:: Records for the task ::
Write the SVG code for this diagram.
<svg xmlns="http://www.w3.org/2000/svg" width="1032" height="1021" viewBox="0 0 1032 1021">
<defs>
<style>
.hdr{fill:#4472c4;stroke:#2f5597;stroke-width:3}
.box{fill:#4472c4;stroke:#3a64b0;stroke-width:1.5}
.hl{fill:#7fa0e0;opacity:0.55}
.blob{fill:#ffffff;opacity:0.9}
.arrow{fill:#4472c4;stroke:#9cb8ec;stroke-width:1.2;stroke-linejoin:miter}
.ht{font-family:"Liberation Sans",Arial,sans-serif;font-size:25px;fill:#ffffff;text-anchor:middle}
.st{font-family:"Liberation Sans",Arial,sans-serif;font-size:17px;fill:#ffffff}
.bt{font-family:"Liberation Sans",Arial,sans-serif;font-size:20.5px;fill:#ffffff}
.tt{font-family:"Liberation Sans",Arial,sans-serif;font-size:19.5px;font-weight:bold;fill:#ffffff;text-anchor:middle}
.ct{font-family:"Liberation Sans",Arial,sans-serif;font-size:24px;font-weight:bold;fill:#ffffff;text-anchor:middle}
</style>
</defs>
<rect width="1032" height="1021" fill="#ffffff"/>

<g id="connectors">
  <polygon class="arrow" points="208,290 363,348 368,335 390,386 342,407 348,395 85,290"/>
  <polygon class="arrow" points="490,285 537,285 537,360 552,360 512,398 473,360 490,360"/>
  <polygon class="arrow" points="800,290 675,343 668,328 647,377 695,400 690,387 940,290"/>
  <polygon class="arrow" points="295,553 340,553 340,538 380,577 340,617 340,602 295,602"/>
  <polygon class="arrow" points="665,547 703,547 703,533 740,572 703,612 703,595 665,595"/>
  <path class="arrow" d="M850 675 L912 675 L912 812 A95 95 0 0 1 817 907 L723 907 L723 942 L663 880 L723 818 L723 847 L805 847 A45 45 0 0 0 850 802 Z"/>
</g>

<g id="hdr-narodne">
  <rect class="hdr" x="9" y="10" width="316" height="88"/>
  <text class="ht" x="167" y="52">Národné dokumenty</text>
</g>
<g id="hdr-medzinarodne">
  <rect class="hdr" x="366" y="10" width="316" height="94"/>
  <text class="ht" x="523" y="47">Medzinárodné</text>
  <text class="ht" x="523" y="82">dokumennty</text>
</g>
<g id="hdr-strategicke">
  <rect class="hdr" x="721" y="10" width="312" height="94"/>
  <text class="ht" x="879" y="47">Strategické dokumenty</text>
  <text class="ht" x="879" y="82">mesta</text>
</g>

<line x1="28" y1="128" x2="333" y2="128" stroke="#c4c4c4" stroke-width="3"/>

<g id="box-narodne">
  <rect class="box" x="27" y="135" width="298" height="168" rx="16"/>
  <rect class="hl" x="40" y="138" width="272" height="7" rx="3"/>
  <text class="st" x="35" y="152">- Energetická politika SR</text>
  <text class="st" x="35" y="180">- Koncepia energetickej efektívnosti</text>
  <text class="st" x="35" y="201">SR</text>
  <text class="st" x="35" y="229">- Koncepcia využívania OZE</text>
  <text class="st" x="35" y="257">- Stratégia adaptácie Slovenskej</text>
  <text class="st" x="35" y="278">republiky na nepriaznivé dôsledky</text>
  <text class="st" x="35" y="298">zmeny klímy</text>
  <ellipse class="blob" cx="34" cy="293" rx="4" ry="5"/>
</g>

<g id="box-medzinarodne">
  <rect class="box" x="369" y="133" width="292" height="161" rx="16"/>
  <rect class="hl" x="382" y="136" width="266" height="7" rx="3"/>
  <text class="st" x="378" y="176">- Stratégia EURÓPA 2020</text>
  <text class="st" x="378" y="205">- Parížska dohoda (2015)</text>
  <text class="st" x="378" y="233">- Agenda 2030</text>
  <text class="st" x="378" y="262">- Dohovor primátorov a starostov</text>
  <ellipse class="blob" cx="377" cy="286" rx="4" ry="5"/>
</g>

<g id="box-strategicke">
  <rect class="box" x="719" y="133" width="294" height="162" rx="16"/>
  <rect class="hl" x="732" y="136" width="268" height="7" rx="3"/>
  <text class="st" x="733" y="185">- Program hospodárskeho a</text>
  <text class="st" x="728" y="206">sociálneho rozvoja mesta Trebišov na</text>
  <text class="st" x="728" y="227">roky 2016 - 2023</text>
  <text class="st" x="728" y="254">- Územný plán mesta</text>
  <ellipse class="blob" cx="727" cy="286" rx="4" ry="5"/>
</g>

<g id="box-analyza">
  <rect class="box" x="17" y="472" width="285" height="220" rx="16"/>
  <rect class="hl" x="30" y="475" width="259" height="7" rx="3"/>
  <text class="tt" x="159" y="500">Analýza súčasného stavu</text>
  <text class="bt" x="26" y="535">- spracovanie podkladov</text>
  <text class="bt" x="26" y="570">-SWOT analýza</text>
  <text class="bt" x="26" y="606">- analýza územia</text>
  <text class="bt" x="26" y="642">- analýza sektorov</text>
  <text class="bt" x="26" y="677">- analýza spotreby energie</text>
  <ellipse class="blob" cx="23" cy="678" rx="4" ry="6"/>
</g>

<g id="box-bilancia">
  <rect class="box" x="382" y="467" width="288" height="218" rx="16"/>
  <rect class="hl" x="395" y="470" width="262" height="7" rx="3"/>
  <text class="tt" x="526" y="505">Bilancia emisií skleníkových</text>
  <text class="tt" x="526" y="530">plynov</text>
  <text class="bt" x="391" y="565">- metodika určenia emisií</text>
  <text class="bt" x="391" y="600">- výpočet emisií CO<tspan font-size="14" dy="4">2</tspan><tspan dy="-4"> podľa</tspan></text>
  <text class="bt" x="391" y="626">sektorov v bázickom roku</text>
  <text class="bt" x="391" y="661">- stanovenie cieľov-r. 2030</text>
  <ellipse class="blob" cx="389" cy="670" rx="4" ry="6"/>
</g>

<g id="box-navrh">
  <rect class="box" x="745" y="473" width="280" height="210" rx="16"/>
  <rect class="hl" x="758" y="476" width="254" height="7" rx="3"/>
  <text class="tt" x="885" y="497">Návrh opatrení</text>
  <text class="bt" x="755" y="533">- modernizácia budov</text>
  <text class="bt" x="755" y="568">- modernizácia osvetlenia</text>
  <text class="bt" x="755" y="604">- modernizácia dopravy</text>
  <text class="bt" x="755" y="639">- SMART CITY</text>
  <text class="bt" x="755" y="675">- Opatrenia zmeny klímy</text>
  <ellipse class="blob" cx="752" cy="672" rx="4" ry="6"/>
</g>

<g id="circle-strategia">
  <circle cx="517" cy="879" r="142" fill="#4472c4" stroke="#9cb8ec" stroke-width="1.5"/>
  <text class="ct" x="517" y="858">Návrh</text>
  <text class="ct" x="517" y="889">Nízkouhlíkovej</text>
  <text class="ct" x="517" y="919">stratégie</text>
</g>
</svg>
==
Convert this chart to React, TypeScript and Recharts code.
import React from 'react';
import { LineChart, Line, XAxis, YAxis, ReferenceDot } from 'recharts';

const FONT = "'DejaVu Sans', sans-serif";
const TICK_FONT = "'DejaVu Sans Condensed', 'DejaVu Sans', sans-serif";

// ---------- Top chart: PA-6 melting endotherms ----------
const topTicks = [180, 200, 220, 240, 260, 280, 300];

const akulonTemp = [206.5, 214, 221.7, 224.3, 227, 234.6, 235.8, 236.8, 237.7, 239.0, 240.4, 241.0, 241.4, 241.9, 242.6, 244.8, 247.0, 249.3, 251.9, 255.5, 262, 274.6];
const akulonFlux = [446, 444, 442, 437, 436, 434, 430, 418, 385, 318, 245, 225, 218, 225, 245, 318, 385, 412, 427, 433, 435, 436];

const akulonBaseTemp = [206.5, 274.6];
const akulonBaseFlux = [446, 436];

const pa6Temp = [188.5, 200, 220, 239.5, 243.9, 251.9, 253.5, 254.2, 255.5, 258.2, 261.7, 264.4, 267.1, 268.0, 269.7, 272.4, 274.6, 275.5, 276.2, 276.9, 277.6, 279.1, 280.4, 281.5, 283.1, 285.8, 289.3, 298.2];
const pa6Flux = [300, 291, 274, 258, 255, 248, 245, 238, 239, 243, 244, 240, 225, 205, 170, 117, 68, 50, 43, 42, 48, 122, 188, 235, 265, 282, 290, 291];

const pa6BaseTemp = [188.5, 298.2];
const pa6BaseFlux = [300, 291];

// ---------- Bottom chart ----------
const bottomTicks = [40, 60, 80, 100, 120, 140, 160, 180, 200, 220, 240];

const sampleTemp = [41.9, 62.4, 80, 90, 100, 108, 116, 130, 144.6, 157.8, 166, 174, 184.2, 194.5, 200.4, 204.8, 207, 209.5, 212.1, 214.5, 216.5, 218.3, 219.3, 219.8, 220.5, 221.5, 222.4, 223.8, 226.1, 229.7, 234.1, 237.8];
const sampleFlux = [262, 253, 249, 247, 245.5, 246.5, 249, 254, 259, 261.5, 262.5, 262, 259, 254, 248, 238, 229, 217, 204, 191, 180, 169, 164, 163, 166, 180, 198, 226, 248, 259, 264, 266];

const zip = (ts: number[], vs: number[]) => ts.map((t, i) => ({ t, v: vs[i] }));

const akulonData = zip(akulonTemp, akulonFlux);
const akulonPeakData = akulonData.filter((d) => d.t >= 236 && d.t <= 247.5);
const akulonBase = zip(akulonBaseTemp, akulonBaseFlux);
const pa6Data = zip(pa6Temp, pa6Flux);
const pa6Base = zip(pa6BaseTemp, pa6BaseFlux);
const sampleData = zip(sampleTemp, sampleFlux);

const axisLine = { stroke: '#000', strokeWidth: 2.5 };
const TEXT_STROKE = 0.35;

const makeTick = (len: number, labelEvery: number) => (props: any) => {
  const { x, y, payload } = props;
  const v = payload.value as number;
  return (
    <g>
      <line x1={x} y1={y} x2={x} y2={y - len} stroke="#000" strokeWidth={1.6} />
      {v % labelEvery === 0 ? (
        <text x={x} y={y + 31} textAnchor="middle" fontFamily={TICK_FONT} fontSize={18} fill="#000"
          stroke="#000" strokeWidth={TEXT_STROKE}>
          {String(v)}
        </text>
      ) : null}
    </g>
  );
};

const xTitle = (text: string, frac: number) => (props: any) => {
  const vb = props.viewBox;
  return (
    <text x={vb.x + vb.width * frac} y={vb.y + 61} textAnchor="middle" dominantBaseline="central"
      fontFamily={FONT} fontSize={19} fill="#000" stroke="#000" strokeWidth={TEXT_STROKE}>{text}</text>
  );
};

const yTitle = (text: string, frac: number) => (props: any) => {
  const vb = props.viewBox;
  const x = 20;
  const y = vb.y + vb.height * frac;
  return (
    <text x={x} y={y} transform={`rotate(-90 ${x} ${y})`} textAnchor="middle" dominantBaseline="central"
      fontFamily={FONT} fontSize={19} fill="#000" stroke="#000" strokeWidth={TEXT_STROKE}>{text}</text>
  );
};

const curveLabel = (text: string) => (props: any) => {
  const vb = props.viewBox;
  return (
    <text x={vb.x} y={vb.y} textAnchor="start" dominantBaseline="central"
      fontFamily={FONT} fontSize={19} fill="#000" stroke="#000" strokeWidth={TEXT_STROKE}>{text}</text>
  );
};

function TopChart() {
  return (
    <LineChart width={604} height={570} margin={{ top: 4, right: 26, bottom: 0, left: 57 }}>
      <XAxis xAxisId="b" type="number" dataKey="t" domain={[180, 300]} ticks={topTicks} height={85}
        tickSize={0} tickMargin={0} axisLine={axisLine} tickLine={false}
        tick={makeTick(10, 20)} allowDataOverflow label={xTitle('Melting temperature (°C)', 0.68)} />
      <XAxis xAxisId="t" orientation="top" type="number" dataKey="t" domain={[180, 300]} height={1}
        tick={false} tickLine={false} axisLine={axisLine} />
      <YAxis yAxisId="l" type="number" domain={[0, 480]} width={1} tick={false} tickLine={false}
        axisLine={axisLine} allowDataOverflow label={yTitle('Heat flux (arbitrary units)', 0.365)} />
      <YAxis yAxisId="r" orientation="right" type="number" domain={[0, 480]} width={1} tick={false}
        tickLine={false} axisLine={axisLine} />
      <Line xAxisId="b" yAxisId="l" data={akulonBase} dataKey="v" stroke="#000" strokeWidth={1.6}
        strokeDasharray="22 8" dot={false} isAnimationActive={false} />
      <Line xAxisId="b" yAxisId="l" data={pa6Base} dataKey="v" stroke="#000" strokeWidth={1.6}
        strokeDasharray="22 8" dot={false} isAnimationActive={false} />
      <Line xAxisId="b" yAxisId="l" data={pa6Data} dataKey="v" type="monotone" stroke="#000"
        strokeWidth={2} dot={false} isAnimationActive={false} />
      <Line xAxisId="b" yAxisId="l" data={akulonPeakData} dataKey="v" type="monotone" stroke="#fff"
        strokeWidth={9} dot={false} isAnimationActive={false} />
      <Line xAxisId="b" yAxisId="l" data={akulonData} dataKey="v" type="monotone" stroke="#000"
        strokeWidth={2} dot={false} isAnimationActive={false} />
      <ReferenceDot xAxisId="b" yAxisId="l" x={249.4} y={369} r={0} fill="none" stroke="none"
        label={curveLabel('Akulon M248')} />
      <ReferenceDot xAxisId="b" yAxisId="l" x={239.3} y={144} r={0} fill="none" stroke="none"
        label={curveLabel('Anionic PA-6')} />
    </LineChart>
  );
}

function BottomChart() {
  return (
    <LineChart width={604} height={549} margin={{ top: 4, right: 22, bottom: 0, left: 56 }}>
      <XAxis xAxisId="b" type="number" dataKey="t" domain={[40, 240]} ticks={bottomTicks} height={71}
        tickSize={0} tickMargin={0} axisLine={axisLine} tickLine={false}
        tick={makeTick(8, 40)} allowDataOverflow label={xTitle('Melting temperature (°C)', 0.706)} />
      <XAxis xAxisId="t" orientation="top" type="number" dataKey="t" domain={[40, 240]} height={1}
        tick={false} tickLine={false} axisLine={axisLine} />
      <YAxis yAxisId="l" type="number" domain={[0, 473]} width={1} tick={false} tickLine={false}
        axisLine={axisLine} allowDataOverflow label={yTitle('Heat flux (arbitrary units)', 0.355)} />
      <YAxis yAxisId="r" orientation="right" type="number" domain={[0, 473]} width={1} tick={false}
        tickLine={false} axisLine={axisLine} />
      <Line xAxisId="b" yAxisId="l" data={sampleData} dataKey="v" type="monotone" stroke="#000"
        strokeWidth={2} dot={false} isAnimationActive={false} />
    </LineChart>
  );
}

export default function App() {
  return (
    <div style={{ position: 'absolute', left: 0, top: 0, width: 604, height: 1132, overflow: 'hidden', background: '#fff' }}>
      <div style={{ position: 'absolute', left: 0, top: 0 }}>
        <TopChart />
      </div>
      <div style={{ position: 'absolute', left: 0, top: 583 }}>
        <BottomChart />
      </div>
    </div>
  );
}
---
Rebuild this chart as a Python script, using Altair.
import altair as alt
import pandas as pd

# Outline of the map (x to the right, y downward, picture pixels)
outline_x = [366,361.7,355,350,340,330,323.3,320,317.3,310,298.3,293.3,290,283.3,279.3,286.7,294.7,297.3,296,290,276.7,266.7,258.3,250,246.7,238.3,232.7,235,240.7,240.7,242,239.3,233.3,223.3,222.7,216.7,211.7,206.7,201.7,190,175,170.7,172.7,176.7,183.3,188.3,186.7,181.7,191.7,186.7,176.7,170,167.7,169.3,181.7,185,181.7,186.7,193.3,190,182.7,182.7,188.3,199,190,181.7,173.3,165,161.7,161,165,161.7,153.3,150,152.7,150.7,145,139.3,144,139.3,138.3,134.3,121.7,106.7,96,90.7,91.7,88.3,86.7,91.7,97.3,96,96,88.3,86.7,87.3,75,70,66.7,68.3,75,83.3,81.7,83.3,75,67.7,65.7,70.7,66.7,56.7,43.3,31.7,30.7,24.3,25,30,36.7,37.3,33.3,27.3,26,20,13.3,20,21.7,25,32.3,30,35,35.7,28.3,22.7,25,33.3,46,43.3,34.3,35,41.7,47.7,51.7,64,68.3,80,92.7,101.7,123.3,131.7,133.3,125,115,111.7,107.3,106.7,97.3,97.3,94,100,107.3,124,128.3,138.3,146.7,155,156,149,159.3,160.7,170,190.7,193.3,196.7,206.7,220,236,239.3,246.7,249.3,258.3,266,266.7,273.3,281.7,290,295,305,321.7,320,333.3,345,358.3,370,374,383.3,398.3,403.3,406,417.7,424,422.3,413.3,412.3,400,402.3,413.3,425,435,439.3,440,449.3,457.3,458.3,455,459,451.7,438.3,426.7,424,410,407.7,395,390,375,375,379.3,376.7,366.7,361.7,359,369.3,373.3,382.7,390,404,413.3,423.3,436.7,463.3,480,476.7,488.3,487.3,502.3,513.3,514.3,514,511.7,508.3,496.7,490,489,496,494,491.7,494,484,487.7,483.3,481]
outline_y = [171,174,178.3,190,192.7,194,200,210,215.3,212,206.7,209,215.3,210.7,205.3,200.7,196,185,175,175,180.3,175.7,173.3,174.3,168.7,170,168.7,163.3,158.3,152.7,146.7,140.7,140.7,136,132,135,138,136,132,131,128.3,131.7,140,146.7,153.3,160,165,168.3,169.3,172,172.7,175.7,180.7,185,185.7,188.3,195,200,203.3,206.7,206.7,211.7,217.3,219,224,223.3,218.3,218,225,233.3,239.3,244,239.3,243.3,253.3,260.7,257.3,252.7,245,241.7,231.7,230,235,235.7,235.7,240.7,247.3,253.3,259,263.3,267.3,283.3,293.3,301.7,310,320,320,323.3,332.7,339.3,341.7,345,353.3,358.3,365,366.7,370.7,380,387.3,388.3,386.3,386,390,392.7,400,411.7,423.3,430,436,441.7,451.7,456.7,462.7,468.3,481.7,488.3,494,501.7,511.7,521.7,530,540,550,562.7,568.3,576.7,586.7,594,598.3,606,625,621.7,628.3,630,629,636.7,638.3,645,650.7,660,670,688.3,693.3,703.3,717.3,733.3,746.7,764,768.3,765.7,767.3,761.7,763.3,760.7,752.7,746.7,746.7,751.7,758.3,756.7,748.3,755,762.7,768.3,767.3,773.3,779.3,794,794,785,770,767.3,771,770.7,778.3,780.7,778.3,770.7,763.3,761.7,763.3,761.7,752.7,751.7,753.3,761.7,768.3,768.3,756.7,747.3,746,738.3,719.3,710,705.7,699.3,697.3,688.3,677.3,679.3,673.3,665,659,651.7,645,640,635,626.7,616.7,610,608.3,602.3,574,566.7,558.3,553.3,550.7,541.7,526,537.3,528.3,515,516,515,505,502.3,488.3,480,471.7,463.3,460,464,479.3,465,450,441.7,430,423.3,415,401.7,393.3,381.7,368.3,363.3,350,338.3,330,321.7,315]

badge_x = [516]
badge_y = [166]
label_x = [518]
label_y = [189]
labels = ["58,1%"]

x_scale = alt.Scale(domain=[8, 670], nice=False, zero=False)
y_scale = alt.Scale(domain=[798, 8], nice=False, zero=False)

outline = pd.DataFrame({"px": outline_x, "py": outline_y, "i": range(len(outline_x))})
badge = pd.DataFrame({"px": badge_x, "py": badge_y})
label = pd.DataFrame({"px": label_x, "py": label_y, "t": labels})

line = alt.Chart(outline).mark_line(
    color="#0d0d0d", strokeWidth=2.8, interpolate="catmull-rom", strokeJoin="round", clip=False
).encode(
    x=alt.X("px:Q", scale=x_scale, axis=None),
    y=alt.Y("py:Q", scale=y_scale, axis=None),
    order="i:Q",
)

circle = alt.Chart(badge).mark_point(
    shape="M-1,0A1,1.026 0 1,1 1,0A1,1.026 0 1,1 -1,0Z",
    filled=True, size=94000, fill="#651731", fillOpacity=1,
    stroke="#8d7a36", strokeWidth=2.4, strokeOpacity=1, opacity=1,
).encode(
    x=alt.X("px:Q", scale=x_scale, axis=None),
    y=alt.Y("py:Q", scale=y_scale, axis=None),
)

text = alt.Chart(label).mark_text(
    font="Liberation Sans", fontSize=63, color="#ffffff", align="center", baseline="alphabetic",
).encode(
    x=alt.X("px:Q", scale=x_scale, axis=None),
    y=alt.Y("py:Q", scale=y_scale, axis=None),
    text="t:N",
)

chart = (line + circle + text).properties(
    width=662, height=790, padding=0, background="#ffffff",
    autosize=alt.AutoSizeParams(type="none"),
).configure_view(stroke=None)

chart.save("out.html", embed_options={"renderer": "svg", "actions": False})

:: Written task ::
Output the section opening with the line that has "Convert this chart" and closing with the line that has "Sans Condensed', 'DejaVu". Keep both end lines and leave out the rest.

:: Response to the exercise ::
Convert this chart to React, TypeScript and Recharts code.
import React from 'react';
import { LineChart, Line, XAxis, YAxis, ReferenceDot } from 'recharts';

const FONT = "'DejaVu Sans', sans-serif";
const TICK_FONT = "'DejaVu Sans Condensed', 'DejaVu Sans', sans-serif";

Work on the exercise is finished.